月刊住むひと vol.06 JR南武線 分倍河原駅 徒歩10分 賃料6.9万円 半地下
この連載はほぼ実在する(ほぼです)ひとつの物件を取り上げて、この部屋に住んでいるひとの人生はどんなだろう、と勝手に妄想していくものです。
北向ハナウタが描く「住むこと」についての漫画とエッセイ、第6話。
交通:JR南武線 分倍河原駅 徒歩10分
賃料:6.9万円(管理費含む)
築年数:築6年
主要採光面:南西
間取り:1K / 22.8㎡
- - -
その他:鉄筋コンクリート、半地下階(登記上地下1階)
カビ、好きですか
秋である。季節の狭間、さぁそろそろと秋冬のコートを解禁しようか、という多少高揚した気持ちを一気に打ち砕くもの。それが服を広げた瞬間現れるカビだ。
皆さんはお好きですか、カビ。筆者は嫌である。
とかくカビというものはヒトを内側から弱らせる。なんというか、「自分はカビを発生させてしまっただらしない、ふがいない人間…」というような惨めな気持ちにさせてくるのだ。
筆者が5年ほど前に住んでいた物件がとにかく湿気に弱く、常にあのどんより感に悩まされていた。梅雨時などひどいもので、気を抜くとすぐに家のあちらこちらでカビが産声をあげる。何しろクローゼットが狭いため服も満足にかけられない。ハンガーにかけた服と服の隙間がなくなり空気が通らずオギャー、置き場がないからと段ボールにしまうと箱の中からオギャーとカビの出産ラッシュである。

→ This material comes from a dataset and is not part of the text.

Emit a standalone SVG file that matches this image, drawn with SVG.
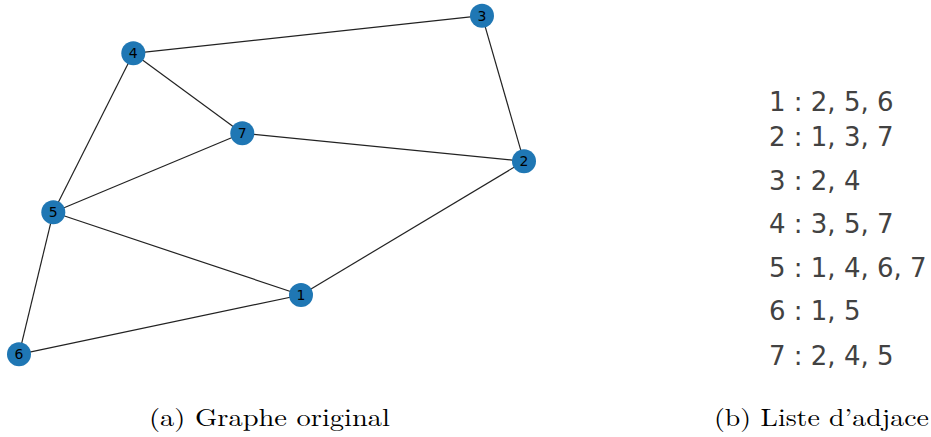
<svg xmlns="http://www.w3.org/2000/svg" width="931" height="437" viewBox="0 0 931 437">
<style>
.edge{stroke:#222;stroke-width:1.2;fill:none}
.node circle{fill:#1f77b4}
.node text{font-family:"DejaVu Sans",sans-serif;font-size:14px;fill:#000;text-anchor:middle;dominant-baseline:central}
.adj{font-family:"DejaVu Sans",sans-serif;font-size:26px;fill:#424242}
.cap{font-family:"Latin Modern Roman","Liberation Serif",serif;font-size:24px;fill:#000}
</style>
<rect width="931" height="437" fill="#fff"/>
<g id="edges">
<line class="edge" x1="133.3" y1="53.3" x2="482" y2="15.7"/>
<line class="edge" x1="133.3" y1="53.3" x2="242.3" y2="133.3"/>
<line class="edge" x1="133.3" y1="53.3" x2="53.3" y2="212.3"/>
<line class="edge" x1="242.3" y1="133.3" x2="53.3" y2="212.3"/>
<line class="edge" x1="242.3" y1="133.3" x2="524" y2="161.3"/>
<line class="edge" x1="482" y1="15.7" x2="524" y2="161.3"/>
<line class="edge" x1="524" y1="161.3" x2="301" y2="295"/>
<line class="edge" x1="53.3" y1="212.3" x2="301" y2="295"/>
<line class="edge" x1="53.3" y1="212.3" x2="19" y2="354.3"/>
<line class="edge" x1="19" y1="354.3" x2="301" y2="295"/>
</g>
<g id="n1" class="node"><circle cx="301" cy="295" r="12"/><text x="301" y="295">1</text></g>
<g id="n2" class="node"><circle cx="524" cy="161.3" r="12"/><text x="524" y="161.3">2</text></g>
<g id="n3" class="node"><circle cx="482" cy="15.7" r="12"/><text x="482" y="15.7">3</text></g>
<g id="n4" class="node"><circle cx="133.3" cy="53.3" r="12"/><text x="133.3" y="53.3">4</text></g>
<g id="n5" class="node"><circle cx="53.3" cy="212.3" r="12"/><text x="53.3" y="212.3">5</text></g>
<g id="n6" class="node"><circle cx="19" cy="354.3" r="12"/><text x="19" y="354.3">6</text></g>
<g id="n7" class="node"><circle cx="242.3" cy="133.3" r="12"/><text x="242.3" y="133.3">7</text></g>
<g id="adjacency">
<text class="adj" x="769" y="110.7">1 : 2, 5, 6</text>
<text class="adj" x="769" y="146">2 : 1, 3, 7</text>
<text class="adj" x="769" y="190">3 : 2, 4</text>
<text class="adj" x="769" y="233.3">4 : 3, 5, 7</text>
<text class="adj" x="769" y="276.7">5 : 1, 4, 6, 7</text>
<text class="adj" x="769" y="320">6 : 1, 5</text>
<text class="adj" x="769" y="365">7 : 2, 4, 5</text>
</g>
<g id="captions">
<text class="cap" x="149" y="425.7" textLength="241" lengthAdjust="spacingAndGlyphs">(a) Graphe original</text>
<text class="cap" x="714" y="425.7" textLength="215" lengthAdjust="spacingAndGlyphs">(b) Liste d’adjace</text>
</g>
</svg>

部屋自体も広くなかったため除湿機を置くこともできず、苦し紛れにそこかしこに置いた除湿剤は一瞬でタプタプに満杯、という有様。ほぼ水中なのだ。
カビの生えやすい部屋がある
そんな嫌すぎるカビが発生しやすい部屋の条件というものがいくつかある。以下が「カビやすい部屋 3か条」だ。
1.日差しが入らない
湿度の多いところに発生するカビは当然、日差しの入らない部屋が大好物である。
2.鉄筋コンクリート造である
鉄筋コンクリートは、耐震性や遮音性があるかわりに湿気を逃がしにくい特性があるのだ。特にマンションやアパートはカビが発生しやすい。
3.物件が低い階数である
地下から上がってくる湿気のあおりを受けやすいのだ。
想像しただけでもカビの迫ってくる音が聞こえるだろう。そしてこれらの条件をすべて満たすのが、お待たせしました、今回の話の舞台であるマンションの半地下階なのである。
筆者が半地底人だったころ
読者のなかに半地下に住んだことのある方はいるだろうか。実は他でもない筆者が5年前に住んでいた部屋が半地下だった。
というか、実は最初の頃はまったく気づいていなかった。下図のとおり普通の道から建物に入ってたどりつく部屋だったため、当然のように自分は1階に住んでいるものだと思っていた。
部屋の表記も「103号室」なのだ、これが「B103号室」とかなら訝しげに思ったろうに
ところが窓を開けても地面の位置が高い気がする。南向きのわりに日差しが半分しか入らない気がする。あと、やたらベランダに砂が溜まる。なぜならこの103号室、半地下だったからである。納得。
冒頭の漫画、最後から3番目の自転車が見えるコマ。何のコマだろうと思った方も多いと思うが、あれが半地下から見える外の景色だ。何を隠そう、昔の我が家から見えた景色をそのまま描いた次第である。
慣れればどうにでもなる
とまぁ、こうしていかにも大変だったかのように書き連ねたが、当時の自分は100点に近いほど満足しており、契約更新までして暮らしていた。窓からの景色も「逆に足元しか見えないから通行人と目が合わなくていいなー」と思っていたくらいだ。
慣れれば意外とどうにでもなるのだ。100点に近いこの部屋を手放した理由(事件?)もあったのだけど、それはそれでまた次回以降、機会があれば。